Hold on. We are still at the dawn of the Internet revolution. Fact is, Internet-driven growth is accelerating and the competition is heating up. The dot-com poster children are confronting a serious challenge from established, brand name companies that are now restructuring their operations around the Internet. Management knows there is no going back to a business model where brokers can earn hefty commissions on stock trades or where car dealers can post the highly-inflated manufacturers suggested retail price instead of the more market-driven invoice price.

How established companies will do along the Internet frontier is far from clear. Yes, they have deep pockets and powerful brand names. But organizational resistance and bureaucratic barriers to change hamper many corporate leviathans against fleet-footed dot.com entrepreneurs.
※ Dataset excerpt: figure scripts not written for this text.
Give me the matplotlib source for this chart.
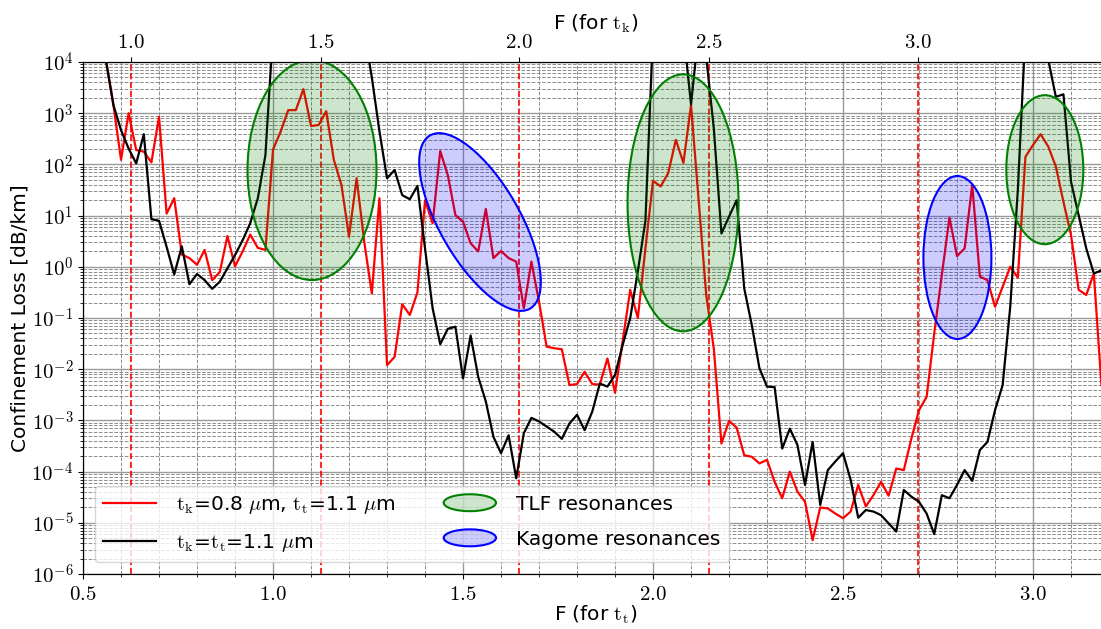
import matplotlib
matplotlib.use("Agg")
import matplotlib.pyplot as plt
import matplotlib.transforms as mtransforms
import numpy as np
from matplotlib.legend_handler import HandlerPatch
from matplotlib.lines import Line2D
from matplotlib.patches import Ellipse
from matplotlib.ticker import FuncFormatter, LogLocator, MultipleLocator, NullFormatter

plt.rcParams["font.family"] = ["DejaVu Sans"]
plt.rcParams["mathtext.fontset"] = "cm"

# Normalised frequency grid (for t_t), sampled every 0.02
F_T = np.round(np.arange(0.56, 3.1801, 0.02), 2)

# log10 of confinement loss [dB/km]
LOG_LOSS_RED = [
    4.05, 3.16, 2.09, 3.00, 2.28, 2.25, 2.04, 2.93, 1.04, 1.34,
    0.24, 0.17, 0.04, 0.33, -0.26, -0.10, 0.60, 0.01, 0.30, 0.63,
    0.37, 0.33, 2.29, 2.64, 3.06, 3.06, 3.47, 2.75, 2.77, 3.04,
    2.09, 1.60, 0.59, 1.73, 0.49, -0.52, 1.34, -1.92, -1.76, -0.73,
    -0.94, -0.50, 1.30, 0.85, 2.26, 1.79, 1.01, 0.88, 0.46, 0.30,
    1.13, 0.17, 0.31, 0.17, 0.10, -0.81, 0.10, -0.68, -1.56, -1.59,
    -1.61, -2.31, -2.29, -2.05, -2.29, -2.30, -1.79, -2.46, -1.45, -0.45,
    -1.00, 0.36, 1.68, 1.57, 1.83, 2.48, 2.03, 3.16, 1.30, -0.55,
    -1.60, -3.45, -3.01, -3.14, -3.68, -3.71, -3.84, -3.77, -4.20, -4.52,
    -4.00, -4.39, -4.59, -5.34, -4.70, -4.72, -4.82, -4.91, -4.78, -4.26,
    -4.68, -4.46, -4.20, -4.47, -3.94, -3.97, -3.35, -2.80, -2.54, -1.30,
    -0.16, 0.96, 0.21, 0.36, 1.60, -0.19, -0.26, -0.78, -0.39, 0.00,
    -0.21, 2.15, 2.38, 2.59, 2.35, 1.96, 1.27, 0.62, -0.45, -0.55,
    -0.13, -2.31,
]
LOG_LOSS_BLACK = [
    4.05, 3.16, 2.67, 2.31, 2.02, 2.59, 0.93, 0.90, 0.39, -0.15,
    0.40, -0.34, -0.14, -0.26, -0.43, -0.29, -0.03, 0.23, 0.52, 0.85,
    1.34, 2.18, 4.60, 4.60, 4.60, 4.60, 4.60, 4.60, 4.60, 4.60,
    4.60, 4.60, 4.60, 4.60, 4.60, 3.70, 2.65, 1.73, 1.89, 1.40,
    1.32, 1.58, 0.36, -0.81, -1.51, -1.21, -1.17, -2.18, -1.34, -2.15,
    -2.63, -3.32, -3.64, -3.29, -4.13, -3.25, -2.95, -3.02, -3.12, -3.22,
    -3.36, -3.06, -2.89, -3.19, -2.83, -2.28, -2.34, -2.11, -1.53, -1.00,
    -0.09, 0.90, 4.60, 4.60, 4.60, 4.60, 4.60, 3.17, 4.60, 4.10,
    2.70, 0.65, 0.98, 1.30, -0.42, -1.14, -1.98, -2.34, -2.35, -3.55,
    -3.16, -3.48, -4.26, -3.42, -4.65, -3.97, -3.80, -3.64, -4.16, -4.90,
    -4.75, -4.78, -4.85, -5.01, -5.17, -4.36, -4.49, -4.59, -4.82, -5.22,
    -4.46, -4.52, -4.26, -3.97, -4.18, -3.58, -3.42, -2.80, -2.31, -0.78,
    1.50, 4.60, 4.60, 4.60, 4.05, 3.32, 3.37, 1.66, 1.01, 0.36,
    -0.13, -0.07,
]

# Top axis: F for t_k, placed at the matching F for t_t
TOP_TICK_POS = [0.6255, 1.1255, 1.648, 2.148, 2.697]
TOP_TICK_LABELS = ["1.0", "1.5", "2.0", "2.5", "3.0"]

# Resonance markers: (F_t centre, loss centre, width px, height px, angle deg)
TLF_ELLIPSES = [
    (1.1026, 10 ** 1.89, 129, 220, 0),
    (2.079, 10 ** 1.25, 111, 257, 0),
    (3.031, 10 ** 1.897, 77, 149, 0),
]
KAGOME_ELLIPSES = [
    (1.5447, 10 ** 0.875, 200, 80, -60),
    (2.801, 10 ** 0.182, 68, 163, 0),
]

LABEL_RED = r"$\mathrm{t_k}$=0.8 $\mu$m, $\mathrm{t_t}$=1.1 $\mu$m"
LABEL_BLACK = r"$\mathrm{t_k}$=$\mathrm{t_t}$=1.1 $\mu$m"


def legend_ellipse(legend, orig_handle, xdescent, ydescent, width, height, fontsize):
    return Ellipse(xy=(0.5 * width - 0.5 * xdescent, 0.5 * height - 0.5 * ydescent),
                   width=width, height=height * 1.2)


fig = plt.figure(figsize=(11.01, 6.29), dpi=100)
ax = fig.add_axes([0.0754, 0.0874, 0.9319, 0.814])

ax.plot(F_T, 10 ** np.array(LOG_LOSS_RED), color="red", lw=1.6, label=LABEL_RED, zorder=3)
ax.plot(F_T, 10 ** np.array(LOG_LOSS_BLACK), color="black", lw=1.6, label=LABEL_BLACK, zorder=3)

for xpos in TOP_TICK_POS:
    ax.axvline(xpos, color="red", ls="--", lw=1.2, zorder=2)

ax.set_yscale("log")
ax.set_xlim(0.5, 3.2)
ax.set_ylim(1e-6, 1e4)

ax.xaxis.set_major_locator(MultipleLocator(0.5))
ax.xaxis.set_minor_locator(MultipleLocator(0.1))
ax.xaxis.set_major_formatter(FuncFormatter(lambda v, _: f"${v:.1f}$"))
ax.yaxis.set_major_locator(LogLocator(base=10, numticks=20))
ax.yaxis.set_minor_locator(LogLocator(base=10, subs=np.arange(2, 10), numticks=20))
ax.yaxis.set_major_formatter(FuncFormatter(lambda v, _: f"$10^{{{int(round(np.log10(v)))}}}$"))
ax.yaxis.set_minor_formatter(NullFormatter())
ax.tick_params(labelsize=15)

ax.grid(which="major", color="#9a9a9a", lw=1.0, ls="-", zorder=0)
ax.grid(which="minor", color="#8c8c8c", lw=0.7, ls="--", zorder=0)
ax.set_axisbelow(True)

ax.set_xlabel(r"F (for $\mathrm{t_t}$)", fontsize=14.5, labelpad=0)
ax.set_ylabel("Confinement Loss [dB/km]", fontsize=14.5, labelpad=1)

# Resonance ellipses, sized in pixels around a data-space centre
for xc, yc, w, h, ang in TLF_ELLIPSES:
    trans = fig.dpi_scale_trans + mtransforms.ScaledTranslation(xc, yc, ax.transData)
    ax.add_patch(Ellipse((0, 0), w / 100, h / 100, angle=ang, transform=trans,
                         facecolor=(0, 0.5, 0, 0.2), edgecolor="green", lw=1.5, zorder=4))
for xc, yc, w, h, ang in KAGOME_ELLIPSES:
    trans = fig.dpi_scale_trans + mtransforms.ScaledTranslation(xc, yc, ax.transData)
    ax.add_patch(Ellipse((0, 0), w / 100, h / 100, angle=ang, transform=trans,
                         facecolor=(0, 0, 1, 0.2), edgecolor="blue", lw=1.5, zorder=4))

handles = [
    Line2D([], [], color="red", lw=1.6),
    Line2D([], [], color="black", lw=1.6),
    Ellipse((0, 0), 1, 1, facecolor=(0, 0.5, 0, 0.2), edgecolor="green", lw=1.5),
    Ellipse((0, 0), 1, 1, facecolor=(0, 0, 1, 0.2), edgecolor="blue", lw=1.5),
]
labels = [LABEL_RED, LABEL_BLACK, "TLF resonances", "Kagome resonances"]
leg = ax.legend(handles, labels, loc="lower left", ncol=2, fontsize=14.5,
                handlelength=2.6, handletextpad=1.0, columnspacing=2.4,
                labelspacing=0.8, framealpha=0.8, borderaxespad=0.6,
                handler_map={Ellipse: HandlerPatch(patch_func=legend_ellipse)})
leg.set_zorder(5)

ax2 = ax.twiny()
ax2.set_xlim(ax.get_xlim())
ax2.set_xticks(TOP_TICK_POS)
ax2.set_xticklabels([f"${t}$" for t in TOP_TICK_LABELS])
ax2.tick_params(labelsize=15)
ax2.set_xlabel(r"F (for $\mathrm{t_k}$)", fontsize=14.5, labelpad=2)

fig.savefig("out.png", dpi=100)
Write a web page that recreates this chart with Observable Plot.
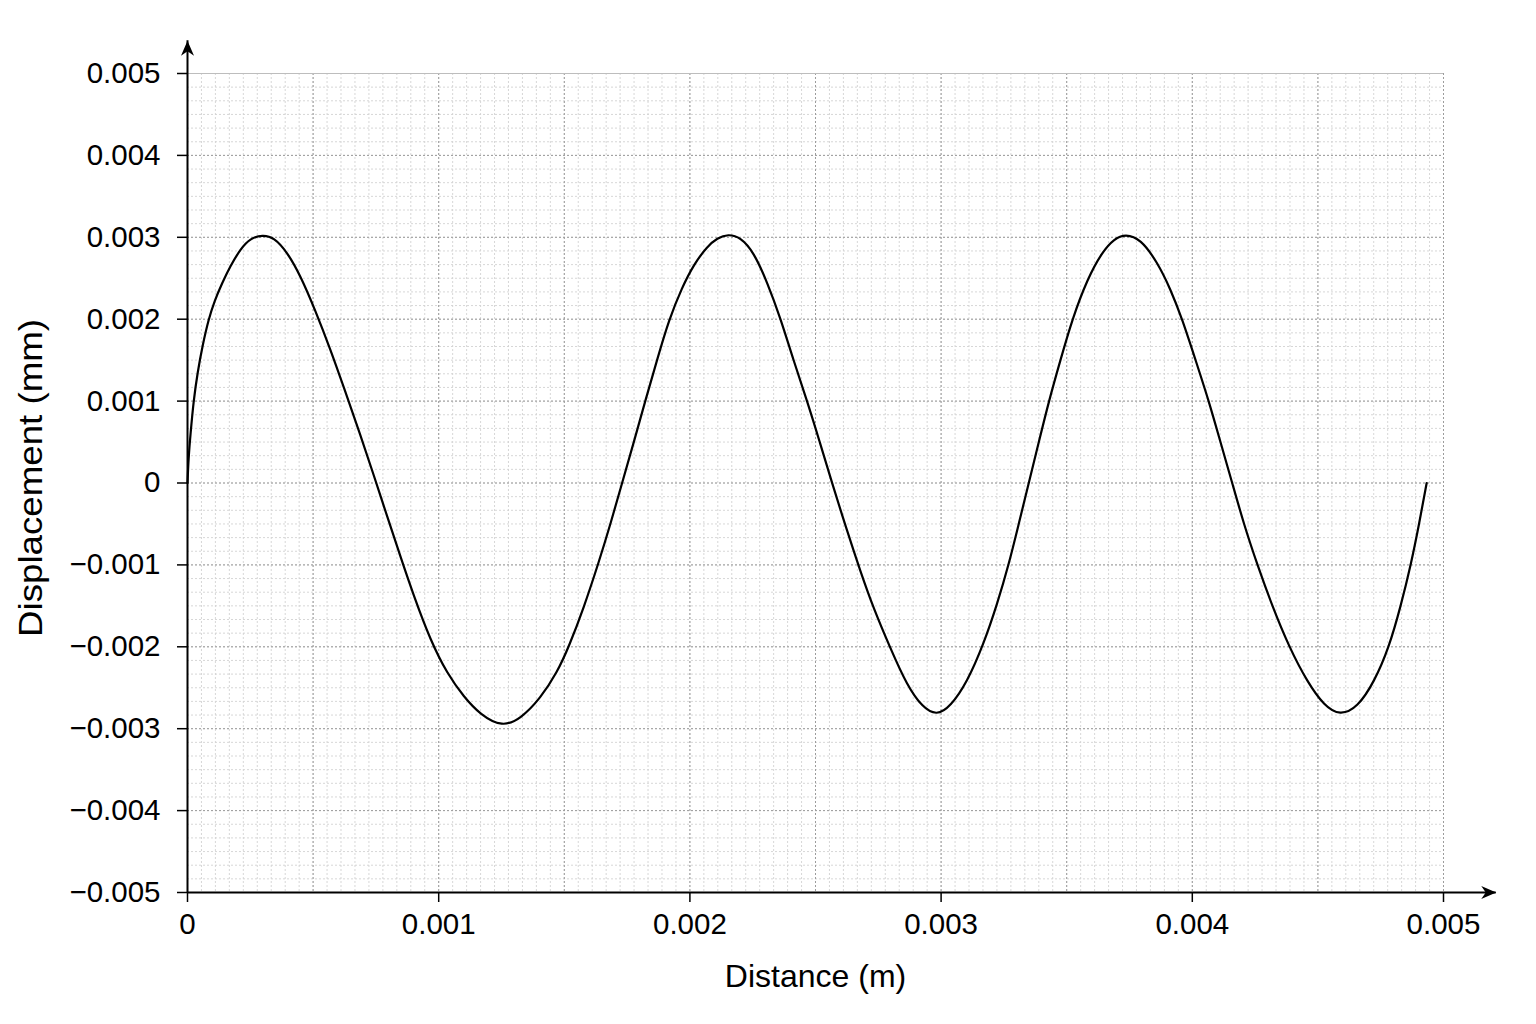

As Alfred Sloan, the management genius who rescued General Motors from the brink of failure some 70 years ago and built an industrial enterprise that dominated the auto market for another half-century said, "The circumstances of the ever-changing market and ever-changing product are capable of breaking any business organization if that organization is unprepared for change."

No matter what companies come out ahead in the battle for market share and profits, the clear winner is the consumer and the economy.